## EXERCISE AIM
Copy exactly the lines that run from the top of the listing to the line containing "fig.patch.set_facecolor('white')", both ends included, and omit the pictures.

## DATA SEGMENT
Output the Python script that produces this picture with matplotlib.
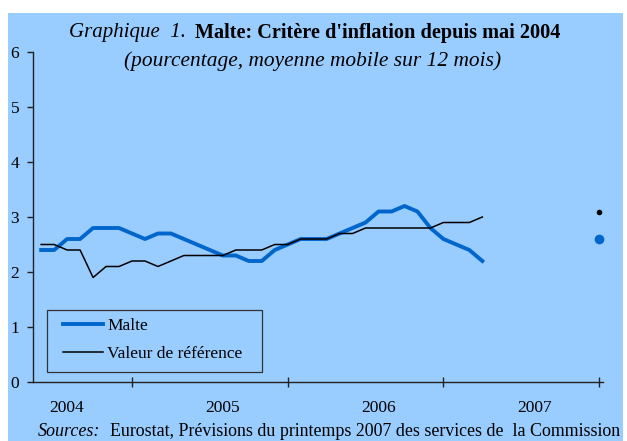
import matplotlib.pyplot as plt
import matplotlib.patches as patches
import numpy as np

plt.rcParams['font.family'] = ['Liberation Serif', 'DejaVu Serif']

# données : moyenne mobile sur 12 mois, de mai 2004 à mars 2007
mois = np.arange(5, 40)  # fin de mois, janvier 2004 = 0
malte = [2.4, 2.4, 2.6, 2.6, 2.8, 2.8, 2.8, 2.7, 2.6, 2.7, 2.7, 2.6, 2.5, 2.4,
         2.3, 2.3, 2.2, 2.2, 2.4, 2.5, 2.6, 2.6, 2.6, 2.7, 2.8, 2.9, 3.1, 3.1,
         3.2, 3.1, 2.8, 2.6, 2.5, 2.4, 2.2]
reference = [2.5, 2.5, 2.4, 2.4, 1.9, 2.1, 2.1, 2.2, 2.2, 2.1, 2.2, 2.3, 2.3, 2.3,
             2.3, 2.4, 2.4, 2.4, 2.5, 2.5, 2.6, 2.6, 2.6, 2.7, 2.7, 2.8, 2.8, 2.8,
             2.8, 2.8, 2.8, 2.9, 2.9, 2.9, 3.0]
# prévisions 2007
mois_prev = 48
malte_prev = 2.6
reference_prev = 3.1

annees = ['2004', '2005', '2006', '2007']
pos_annees = [7, 19, 31, 43]
limites_annees = [12, 24, 36, 48]

bleu_fond = '#99CCFF'
bleu = '#0066CC'

W, H = 627, 441
fig = plt.figure(figsize=(W / 100, H / 100), dpi=100)
fig.patch.set_facecolor('white')

# fond bleu
fond = fig.add_axes([0, 0, 1, 1], zorder=0)
fond.axis('off')
fond.add_patch(patches.Rectangle((8 / W, 0), 615 / W, 428 / H,
                                 facecolor=bleu_fond, edgecolor='none'))
fond.set_xlim(0, 1)
fond.set_ylim(0, 1)

ax = fig.add_axes([33 / W, 1 - 382 / H, 570 / W, 330 / H], zorder=1)
ax.set_facecolor('none')

ax.plot(mois, malte, color=bleu, lw=2.8, label='Malte', solid_joinstyle='round')
ax.plot(mois, reference, color='black', lw=1.1, label='Valeur de référence')
ax.plot(mois_prev, malte_prev, 'o', color=bleu, ms=7, mec='none', clip_on=False)
ax.plot(mois_prev, reference_prev, 'o', color='black', ms=4, mec='none', clip_on=False)

ax.set_xlim(4.37, 48.3)
ax.set_ylim(0, 6)
ax.spines['top'].set_visible(False)
ax.spines['right'].set_visible(False)
for s in ('left', 'bottom'):
    ax.spines[s].set_color('#222222')
    ax.spines[s].set_linewidth(1.0)

ax.set_yticks(range(0, 7))
ax.tick_params(axis='y', direction='out', length=4, width=1, color='#222222',
               labelsize=12.5, pad=6)
ax.set_xticks(limites_annees)
ax.set_xticklabels([])
ax.tick_params(axis='x', which='major', direction='inout', length=7, width=1,
               color='#222222')
ax.set_xticks(pos_annees, minor=True)
ax.set_xticklabels(annees, minor=True)
ax.tick_params(axis='x', which='minor', length=0, labelsize=12.5, pad=13)

# légende : cadre dessiné à part
ax.add_patch(patches.Rectangle((14 / 570, 10 / 330), 215 / 570, 62 / 330,
                               transform=ax.transAxes, facecolor='none',
                               edgecolor='#333333', lw=0.9, zorder=3))
ax.legend(loc='upper left', bbox_to_anchor=(30 / 570, 64 / 330), frameon=False,
          fontsize=12.5, handlelength=2.3, handletextpad=0.25, labelspacing=0.65,
          borderpad=0, borderaxespad=0)

# titres
fig.text(186 / W, 1 - 33 / H, 'Graphique  1.', style='italic', fontsize=15,
         ha='right', va='center')
fig.text(195 / W, 1 - 33 / H, "Malte: Critère d'inflation depuis mai 2004",
         weight='bold', fontsize=14.6, ha='left', va='center')
fig.text(313 / W, 1 - 61 / H, '(pourcentage, moyenne mobile sur 12 mois)',
         style='italic', fontsize=15.4, ha='center', va='center')

# source
fig.text(38 / W, 1 - 431 / H, 'Sources:', style='italic', fontsize=13,
         ha='left', va='center')
fig.text(110 / W, 1 - 431 / H,
         'Eurostat, Prévisions du printemps 2007 des services de  la Commission',
         fontsize=12.9, ha='left', va='center')

fig.savefig('out.png', dpi=100)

## FULL ANSWER
Output the Python script that produces this picture with matplotlib.
import matplotlib.pyplot as plt
import matplotlib.patches as patches
import numpy as np

plt.rcParams['font.family'] = ['Liberation Serif', 'DejaVu Serif']

# données : moyenne mobile sur 12 mois, de mai 2004 à mars 2007
mois = np.arange(5, 40)  # fin de mois, janvier 2004 = 0
malte = [2.4, 2.4, 2.6, 2.6, 2.8, 2.8, 2.8, 2.7, 2.6, 2.7, 2.7, 2.6, 2.5, 2.4,
         2.3, 2.3, 2.2, 2.2, 2.4, 2.5, 2.6, 2.6, 2.6, 2.7, 2.8, 2.9, 3.1, 3.1,
         3.2, 3.1, 2.8, 2.6, 2.5, 2.4, 2.2]
reference = [2.5, 2.5, 2.4, 2.4, 1.9, 2.1, 2.1, 2.2, 2.2, 2.1, 2.2, 2.3, 2.3, 2.3,
             2.3, 2.4, 2.4, 2.4, 2.5, 2.5, 2.6, 2.6, 2.6, 2.7, 2.7, 2.8, 2.8, 2.8,
             2.8, 2.8, 2.8, 2.9, 2.9, 2.9, 3.0]
# prévisions 2007
mois_prev = 48
malte_prev = 2.6
reference_prev = 3.1

annees = ['2004', '2005', '2006', '2007']
pos_annees = [7, 19, 31, 43]
limites_annees = [12, 24, 36, 48]

bleu_fond = '#99CCFF'
bleu = '#0066CC'

W, H = 627, 441
fig = plt.figure(figsize=(W / 100, H / 100), dpi=100)
fig.patch.set_facecolor('white')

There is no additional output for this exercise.